Source code of charts:
— Start —
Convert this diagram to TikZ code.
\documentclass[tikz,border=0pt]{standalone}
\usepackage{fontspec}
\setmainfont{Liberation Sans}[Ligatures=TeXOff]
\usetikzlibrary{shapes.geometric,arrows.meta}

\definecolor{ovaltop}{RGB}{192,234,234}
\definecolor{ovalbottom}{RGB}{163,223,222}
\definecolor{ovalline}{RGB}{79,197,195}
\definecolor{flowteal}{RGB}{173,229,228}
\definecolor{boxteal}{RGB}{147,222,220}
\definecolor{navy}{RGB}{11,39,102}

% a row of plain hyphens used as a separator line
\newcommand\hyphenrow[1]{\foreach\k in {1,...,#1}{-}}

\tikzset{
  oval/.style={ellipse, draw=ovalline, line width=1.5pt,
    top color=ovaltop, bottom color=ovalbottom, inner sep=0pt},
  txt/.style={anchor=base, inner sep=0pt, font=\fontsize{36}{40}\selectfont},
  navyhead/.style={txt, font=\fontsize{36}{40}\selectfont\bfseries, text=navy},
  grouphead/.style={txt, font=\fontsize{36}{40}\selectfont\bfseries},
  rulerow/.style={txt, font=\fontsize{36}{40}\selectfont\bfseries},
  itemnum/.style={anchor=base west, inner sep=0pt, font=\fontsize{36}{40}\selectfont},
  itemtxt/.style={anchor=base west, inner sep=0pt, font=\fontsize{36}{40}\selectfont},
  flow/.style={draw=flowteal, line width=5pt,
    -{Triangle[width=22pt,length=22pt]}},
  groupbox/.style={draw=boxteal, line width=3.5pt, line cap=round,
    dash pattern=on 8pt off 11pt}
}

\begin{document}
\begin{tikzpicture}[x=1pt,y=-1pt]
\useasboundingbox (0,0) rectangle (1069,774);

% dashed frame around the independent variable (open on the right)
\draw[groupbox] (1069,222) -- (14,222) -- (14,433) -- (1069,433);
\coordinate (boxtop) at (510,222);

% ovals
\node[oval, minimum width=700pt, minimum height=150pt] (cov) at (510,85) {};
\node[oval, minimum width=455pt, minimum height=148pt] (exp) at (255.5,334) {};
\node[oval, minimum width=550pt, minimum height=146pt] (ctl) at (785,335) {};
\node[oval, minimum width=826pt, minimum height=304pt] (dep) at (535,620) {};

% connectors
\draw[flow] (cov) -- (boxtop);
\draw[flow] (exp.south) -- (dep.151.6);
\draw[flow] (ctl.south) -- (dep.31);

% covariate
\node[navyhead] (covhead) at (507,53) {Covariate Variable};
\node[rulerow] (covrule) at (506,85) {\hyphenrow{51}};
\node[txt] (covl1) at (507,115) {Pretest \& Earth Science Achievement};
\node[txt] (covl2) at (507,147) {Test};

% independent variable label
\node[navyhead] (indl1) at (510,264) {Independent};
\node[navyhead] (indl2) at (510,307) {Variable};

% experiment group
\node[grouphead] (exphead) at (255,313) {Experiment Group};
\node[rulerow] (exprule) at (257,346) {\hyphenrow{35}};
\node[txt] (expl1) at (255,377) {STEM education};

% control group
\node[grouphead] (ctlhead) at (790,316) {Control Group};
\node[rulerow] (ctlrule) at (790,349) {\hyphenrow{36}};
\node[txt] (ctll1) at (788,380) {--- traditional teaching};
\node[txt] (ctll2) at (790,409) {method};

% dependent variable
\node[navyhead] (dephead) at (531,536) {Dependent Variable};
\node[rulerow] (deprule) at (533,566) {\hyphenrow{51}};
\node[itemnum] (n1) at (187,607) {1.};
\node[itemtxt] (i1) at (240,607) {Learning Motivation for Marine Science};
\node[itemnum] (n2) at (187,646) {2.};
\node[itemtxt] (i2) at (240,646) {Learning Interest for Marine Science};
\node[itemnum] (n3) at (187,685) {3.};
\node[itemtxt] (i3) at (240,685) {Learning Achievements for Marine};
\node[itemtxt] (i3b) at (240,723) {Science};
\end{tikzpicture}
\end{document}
— End —
— Start —
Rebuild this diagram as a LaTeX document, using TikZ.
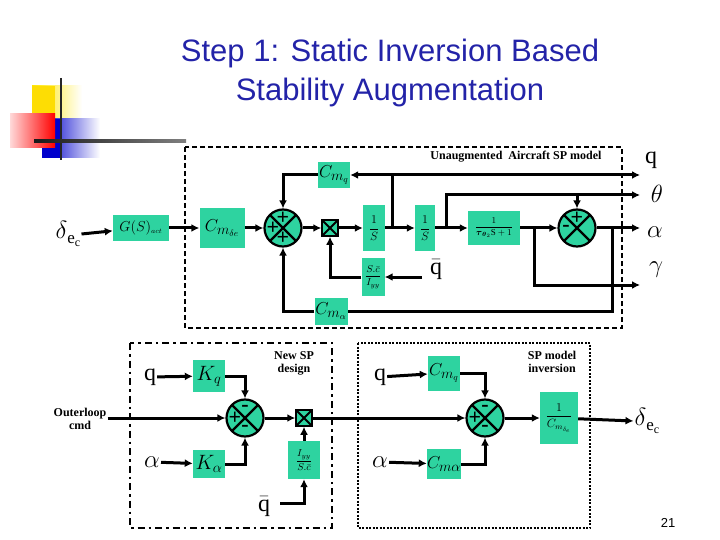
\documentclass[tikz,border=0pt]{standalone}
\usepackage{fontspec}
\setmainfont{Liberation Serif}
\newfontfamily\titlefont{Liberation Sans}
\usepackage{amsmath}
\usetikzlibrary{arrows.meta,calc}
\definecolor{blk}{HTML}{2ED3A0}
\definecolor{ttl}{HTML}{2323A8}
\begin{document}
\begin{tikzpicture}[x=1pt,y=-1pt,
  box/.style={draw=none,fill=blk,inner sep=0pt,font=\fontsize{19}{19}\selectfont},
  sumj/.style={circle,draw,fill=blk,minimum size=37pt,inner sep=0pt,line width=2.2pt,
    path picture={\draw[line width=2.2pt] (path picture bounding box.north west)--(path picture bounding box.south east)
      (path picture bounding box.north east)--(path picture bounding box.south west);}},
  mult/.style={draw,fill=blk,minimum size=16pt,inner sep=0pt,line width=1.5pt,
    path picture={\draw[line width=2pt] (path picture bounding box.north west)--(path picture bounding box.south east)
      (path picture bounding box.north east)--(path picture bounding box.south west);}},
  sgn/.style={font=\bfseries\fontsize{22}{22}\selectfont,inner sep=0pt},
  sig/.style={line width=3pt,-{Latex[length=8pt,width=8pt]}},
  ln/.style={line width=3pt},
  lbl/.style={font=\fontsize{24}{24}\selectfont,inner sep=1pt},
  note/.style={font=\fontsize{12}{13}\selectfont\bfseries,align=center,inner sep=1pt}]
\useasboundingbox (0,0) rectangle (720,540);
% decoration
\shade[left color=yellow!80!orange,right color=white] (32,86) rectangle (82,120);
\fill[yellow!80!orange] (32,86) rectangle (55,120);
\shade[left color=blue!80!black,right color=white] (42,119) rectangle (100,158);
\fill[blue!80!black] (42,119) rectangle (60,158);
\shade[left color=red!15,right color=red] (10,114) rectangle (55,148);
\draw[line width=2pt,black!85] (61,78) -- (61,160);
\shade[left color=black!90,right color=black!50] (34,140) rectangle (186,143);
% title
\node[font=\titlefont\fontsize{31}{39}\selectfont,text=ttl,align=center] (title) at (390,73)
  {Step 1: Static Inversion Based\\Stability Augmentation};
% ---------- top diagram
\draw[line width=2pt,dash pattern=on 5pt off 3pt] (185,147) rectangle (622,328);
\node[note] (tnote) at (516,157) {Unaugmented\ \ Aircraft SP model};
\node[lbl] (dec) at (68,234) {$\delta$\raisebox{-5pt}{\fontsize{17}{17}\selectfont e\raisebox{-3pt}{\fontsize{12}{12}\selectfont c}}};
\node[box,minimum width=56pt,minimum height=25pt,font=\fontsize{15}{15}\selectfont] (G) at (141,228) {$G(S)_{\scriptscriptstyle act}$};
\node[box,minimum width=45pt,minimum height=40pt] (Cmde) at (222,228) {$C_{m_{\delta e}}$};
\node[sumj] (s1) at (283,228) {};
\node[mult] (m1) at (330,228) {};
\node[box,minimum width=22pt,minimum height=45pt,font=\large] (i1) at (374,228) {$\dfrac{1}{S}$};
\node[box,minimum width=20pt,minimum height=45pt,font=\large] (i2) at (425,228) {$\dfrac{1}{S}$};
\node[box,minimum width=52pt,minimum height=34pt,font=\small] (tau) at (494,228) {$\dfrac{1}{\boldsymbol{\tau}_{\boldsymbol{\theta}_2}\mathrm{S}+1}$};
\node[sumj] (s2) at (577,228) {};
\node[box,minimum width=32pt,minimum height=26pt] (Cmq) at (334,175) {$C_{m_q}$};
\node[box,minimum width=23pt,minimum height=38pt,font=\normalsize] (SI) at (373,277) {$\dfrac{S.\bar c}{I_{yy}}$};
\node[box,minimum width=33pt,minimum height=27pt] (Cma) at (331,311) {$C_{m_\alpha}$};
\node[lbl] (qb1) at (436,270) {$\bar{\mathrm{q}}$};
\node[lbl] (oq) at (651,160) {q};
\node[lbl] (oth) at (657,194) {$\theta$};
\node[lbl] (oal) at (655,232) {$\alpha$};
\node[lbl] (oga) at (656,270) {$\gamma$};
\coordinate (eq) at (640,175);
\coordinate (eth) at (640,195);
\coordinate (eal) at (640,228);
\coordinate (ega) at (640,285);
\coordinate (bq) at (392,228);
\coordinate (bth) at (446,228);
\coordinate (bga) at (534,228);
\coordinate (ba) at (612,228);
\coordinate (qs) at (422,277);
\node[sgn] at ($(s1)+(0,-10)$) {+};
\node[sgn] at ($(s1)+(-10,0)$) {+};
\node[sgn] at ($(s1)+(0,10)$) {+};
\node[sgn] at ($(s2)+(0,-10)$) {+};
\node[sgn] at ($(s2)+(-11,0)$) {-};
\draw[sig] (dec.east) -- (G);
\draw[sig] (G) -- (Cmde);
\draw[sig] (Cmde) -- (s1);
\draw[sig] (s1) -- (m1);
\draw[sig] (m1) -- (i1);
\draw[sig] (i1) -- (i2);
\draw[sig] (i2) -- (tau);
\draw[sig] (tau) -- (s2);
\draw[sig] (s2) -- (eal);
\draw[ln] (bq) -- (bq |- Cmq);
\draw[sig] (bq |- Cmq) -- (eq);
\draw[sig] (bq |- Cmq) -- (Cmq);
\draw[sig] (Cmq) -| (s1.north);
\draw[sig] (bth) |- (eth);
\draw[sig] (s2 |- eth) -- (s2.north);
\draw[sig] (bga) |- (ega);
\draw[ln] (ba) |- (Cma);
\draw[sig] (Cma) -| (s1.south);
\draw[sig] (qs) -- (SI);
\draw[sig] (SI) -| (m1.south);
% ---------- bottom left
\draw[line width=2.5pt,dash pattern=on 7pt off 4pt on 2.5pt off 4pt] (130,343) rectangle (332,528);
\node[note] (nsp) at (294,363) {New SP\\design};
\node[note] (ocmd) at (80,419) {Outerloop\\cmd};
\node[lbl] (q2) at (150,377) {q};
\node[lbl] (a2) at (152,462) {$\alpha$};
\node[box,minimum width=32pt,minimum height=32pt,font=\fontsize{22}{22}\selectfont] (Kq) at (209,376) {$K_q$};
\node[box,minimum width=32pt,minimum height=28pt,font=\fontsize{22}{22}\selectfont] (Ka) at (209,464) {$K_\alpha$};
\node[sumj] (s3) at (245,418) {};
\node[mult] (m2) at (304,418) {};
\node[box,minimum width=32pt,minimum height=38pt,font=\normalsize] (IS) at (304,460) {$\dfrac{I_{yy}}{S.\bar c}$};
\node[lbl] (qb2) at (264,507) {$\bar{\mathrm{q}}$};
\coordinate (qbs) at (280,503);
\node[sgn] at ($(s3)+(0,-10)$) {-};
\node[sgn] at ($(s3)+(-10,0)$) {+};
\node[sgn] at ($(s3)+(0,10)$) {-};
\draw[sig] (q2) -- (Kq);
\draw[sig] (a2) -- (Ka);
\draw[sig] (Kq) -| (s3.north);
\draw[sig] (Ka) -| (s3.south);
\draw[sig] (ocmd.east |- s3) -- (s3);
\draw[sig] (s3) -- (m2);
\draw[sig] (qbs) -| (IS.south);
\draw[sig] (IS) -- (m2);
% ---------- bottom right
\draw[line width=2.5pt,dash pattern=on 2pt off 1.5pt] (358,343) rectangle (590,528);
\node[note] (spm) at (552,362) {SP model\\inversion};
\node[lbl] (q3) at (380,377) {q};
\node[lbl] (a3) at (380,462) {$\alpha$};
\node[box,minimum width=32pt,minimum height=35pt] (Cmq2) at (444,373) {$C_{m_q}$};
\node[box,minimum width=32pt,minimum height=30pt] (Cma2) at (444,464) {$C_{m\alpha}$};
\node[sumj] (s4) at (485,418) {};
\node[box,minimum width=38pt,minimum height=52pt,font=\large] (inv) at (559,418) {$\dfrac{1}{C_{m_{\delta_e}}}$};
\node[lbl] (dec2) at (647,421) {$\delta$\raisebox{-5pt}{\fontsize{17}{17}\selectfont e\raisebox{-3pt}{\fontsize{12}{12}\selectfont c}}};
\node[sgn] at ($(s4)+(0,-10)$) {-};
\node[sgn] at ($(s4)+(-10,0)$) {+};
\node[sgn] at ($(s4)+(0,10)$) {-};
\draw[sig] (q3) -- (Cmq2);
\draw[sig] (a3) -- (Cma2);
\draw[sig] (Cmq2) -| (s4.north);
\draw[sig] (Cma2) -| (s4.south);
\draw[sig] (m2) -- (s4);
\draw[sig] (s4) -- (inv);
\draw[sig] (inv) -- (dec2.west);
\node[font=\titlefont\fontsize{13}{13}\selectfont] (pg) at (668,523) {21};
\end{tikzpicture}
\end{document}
— End —
> _THE EXERCISE_
Search the entries for the word "this" and copy every line that has it.

> _EXERCISE RESPONSE_
Convert this diagram to TikZ code.
Rebuild this diagram as a LaTeX document, using TikZ.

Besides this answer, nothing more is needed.